Layer 2 — Domain orchestrators (10)¶

frontend_orch, backend_orch, ai_ml_orch, devops_orch, security_orch, qa_orch, finance_trading_orch, integrations_orch, iot_orch, meta_orch
Always-on; one per coherent macro-domain
Reads: domain-specific skills + ADRs
Writes: capsules to Layer 3 (task orchestrators)
Veto power: security_orch and qa_orch can block releases unilaterally

Layer 3 — Task orchestrators (ephemeral)¶

Spawned per-story, reaped on completion
TTL: 1800s max (enforced)
Reads: parent capsule + memory pointers
Writes: capsules to Layer 4 (specialists)
Emits: checkpoints per the parent capsule's checkpoint_policy

Layer 4 — Specialists (20)¶

Stateless; one invocation = one task
Reads: the inbound capsule + its own memory namespace
Writes: artifact + outbound capsule (back to L3)
Skills: bound by preferred_skills ∪ skills_allowed from capsule
Quality threshold from capsule (default 0.85)

Layer 5 — Workers (5)¶

Atomic; one capability per worker
code-writer-worker, file-operator-worker, api-caller-worker, test-runner-worker, git-worker
Reads: explicit single-action instruction
Writes: result blob
No autonomy; obey the parent specialist

Routing transitions¶

User intent
   │
   ▼
Cortex (L1) ──► intent_classification ──► routing_rule lookup ──► capsule_to(L2)
                                                                       │
                                              ┌────────────────────────┘
                                              ▼
                                         L2 domain orch ──► decompose into stories
                                              │
                                              ▼
                                         spawn L3 task_orch_<story_id>
                                              │
                                              ▼
                                         sequence L4 specialists
                                              │     ▲
                                              ▼     │
                                         delegate to L5 workers as needed
                                              │
                                              ▼
                                         L3 aggregates result, returns to L2
                                              │
                                              ▼
                                         L2 returns to L1 (or to next L2 if cross-domain)
                                              │
                                              ▼
                                         L1 returns to user

Cross-domain orchestration¶

When an intent spans multiple Layer-2 domains (e.g., "build a fullstack feature"): - Cortex selects a cross_domain_pattern from ROUTING-COMPASS - Pattern declares a sequence: e.g., backend_orch.design_api → frontend_orch.implement_ui → qa_orch.tests → devops_orch.deploy - Each step waits for the previous (or runs in parallel if pattern allows)

Fallback chains¶

Every orchestrator declares a fallback_chain field. On failure: 1. First fallback (often a simpler version of itself) 2. Then cortex (global fallback) 3. Then human_escalation (last resort)

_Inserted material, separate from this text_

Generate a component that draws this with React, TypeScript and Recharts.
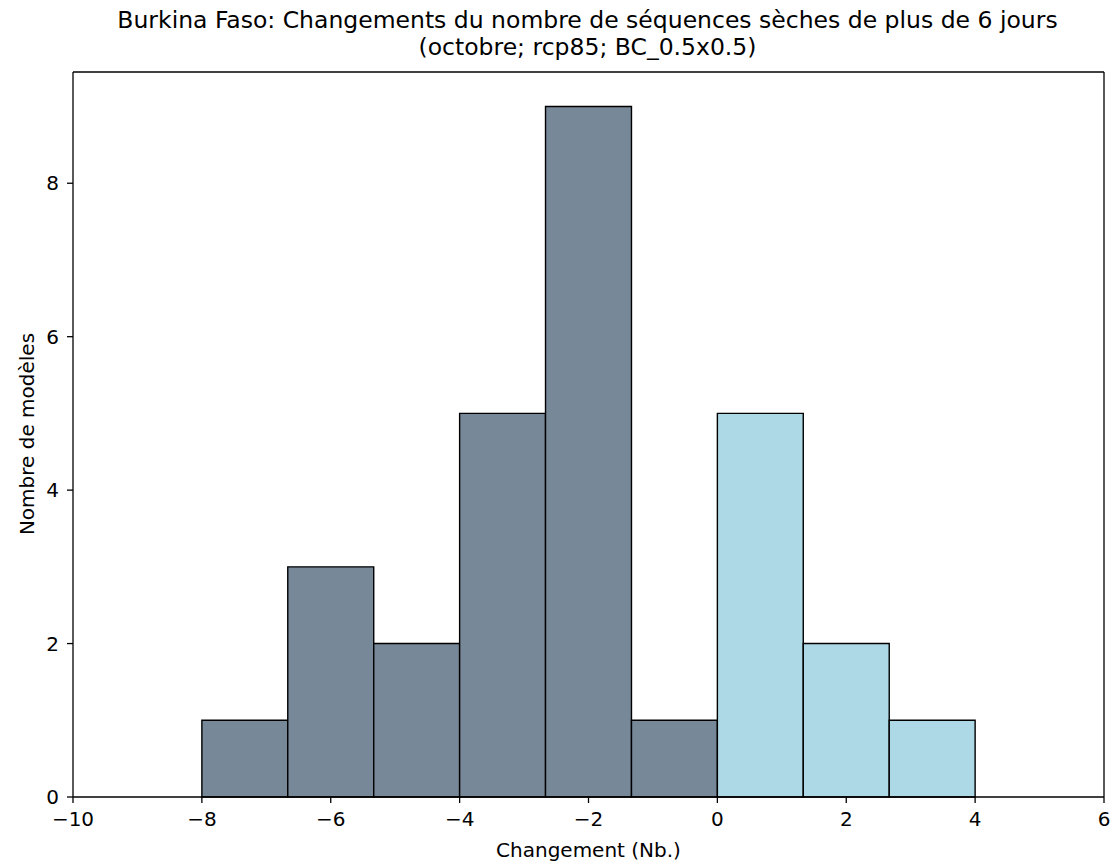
import React from 'react';
import { ComposedChart, XAxis, YAxis, ReferenceArea, ReferenceLine } from 'recharts';

// histogram bins (edges) and model counts
const binStarts = [-8, -6.667, -5.333, -4, -2.667, -1.333, 0, 1.333, 2.667];
const binEnds = [-6.667, -5.333, -4, -2.667, -1.333, 0, 1.333, 2.667, 4];
const counts = [1, 3, 2, 5, 9, 1, 5, 2, 1];

const xTicks = [-10, -8, -6, -4, -2, 0, 2, 4, 6];
const yTicks = [0, 2, 4, 6, 8];
const xDomain = [-10, 6];
const yDomain = [0, 9.45];

const FONT = '"DejaVu Sans", sans-serif';
const DARK = '#778899';
const LIGHT = '#ADD8E6';

const bins = binStarts.map((start, i) => ({
  start,
  end: binEnds[i],
  count: counts[i],
}));

const fmt = (v: number) => (v < 0 ? '\u2212' + Math.abs(v) : String(v));

const tickStyle = { fill: '#000', fontSize: 20, fontFamily: FONT };
const spine = { stroke: '#000', strokeWidth: 1.3 };

export default function App() {
  return (
    <div style={{ position: 'absolute', left: 0, top: 0, width: 1115, height: 865, background: '#fff' }}>
      <div
        style={{
          position: 'absolute',
          left: 0,
          top: 7,
          width: 1175,
          textAlign: 'center',
          fontFamily: FONT,
          fontSize: 23.5,
          lineHeight: '27px',
          color: '#000',
        }}
      >
        <div>Burkina Faso: Changements du nombre de séquences sèches de plus de 6 jours</div>
        <div>(octobre; rcp85; BC_0.5x0.5)</div>
      </div>
      <ComposedChart
        width={1115}
        height={865}
        data={bins}
        margin={{ top: 72, right: 11, left: 0, bottom: 0 }}
      >
        <XAxis
          type="number"
          dataKey="start"
          domain={xDomain}
          ticks={xTicks}
          tickFormatter={fmt}
          allowDataOverflow
          height={68}
          tick={tickStyle}
          tickSize={6}
          tickMargin={9}
          tickLine={spine}
          axisLine={spine}
        />
        <YAxis
          type="number"
          domain={yDomain}
          ticks={yTicks}
          allowDataOverflow
          width={73}
          tick={tickStyle}
          tickSize={6}
          tickMargin={8}
          tickLine={spine}
          axisLine={spine}
        />
        {bins.map((b, i) => (
          <ReferenceArea
            key={i}
            x1={b.start}
            x2={b.end}
            y1={0}
            y2={b.count}
            fill={b.start >= 0 ? LIGHT : DARK}
            fillOpacity={1}
            stroke="#000"
            strokeWidth={1.4}
            ifOverflow="visible"
          />
        ))}
        {/* top and right spines */}
        <ReferenceLine y={yDomain[1]} stroke="#000" strokeWidth={1.3} ifOverflow="visible" />
        <ReferenceLine x={xDomain[1]} stroke="#000" strokeWidth={1.3} ifOverflow="visible" />
      </ComposedChart>
      <div
        style={{
          position: 'absolute',
          left: 73,
          width: 1031,
          top: 838,
          textAlign: 'center',
          fontFamily: FONT,
          fontSize: 20,
          color: '#000',
        }}
      >
        Changement (Nb.)
      </div>
      <div
        style={{
          position: 'absolute',
          left: 27,
          top: 434,
          transform: 'translate(-50%, -50%) rotate(-90deg)',
          whiteSpace: 'nowrap',
          fontFamily: FONT,
          fontSize: 20,
          color: '#000',
        }}
      >
        Nombre de modèles
      </div>
    </div>
  );
}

Fallbacks are intentional values, not orchestrator IDs (audit allowlist documented in _audit_semantic.py).

Failure semantics¶

Failure type	Handled by	Action
Capsule schema invalid	Receiver	Reject; return error capsule
Budget exceeded	CIRCUIT-BREAKER (Camada 9, future)	HALT; emit cost alert
Constitutional violation	Auditor-haiku	HALT; emit INCIDENT
Skill unavailable	Specialist	Try fallback skill; if none → escalate to L3
Deadline missed	Task orchestrator	Renegotiate or terminate story
Veto from security/qa	Veto-holder	HALT; require ADR to proceed

SLOs at the orchestration layer¶

(Will land in AGENT-METRICS — Camada 9, planned.)

Indicative targets: - Cortex classification latency: p95 < 200 ms - Domain orchestrator decomposition: p95 < 1 s - Task orchestrator overhead per specialist call: p95 < 50 ms

What this spec does NOT cover¶

Per-agent prompt content → docs/reference/templates/AGENT-MANIFEST.md (template) + per-agent manifests (instances)
Skill catalog → _skills-registry.yaml
Routing rules in detail → ROUTING-COMPASS.yaml
Capsule schema → docs/reference/contracts/handoff-capsule.schema.json
Checkpoint schema → docs/reference/contracts/checkpoint.schema.json

Evolution¶

Version	Date	Change
1.0.0	2026-05-23	Initial spec; matches `_orchestrators-registry.yaml` v1.0.1
(future)	—	Add Camada 13 autonomy integration (WORLD-STATE + EVENT-BUS)
(future)	—	Add Camada 18 cognitive layer hooks (mirror learning between L4 specialists)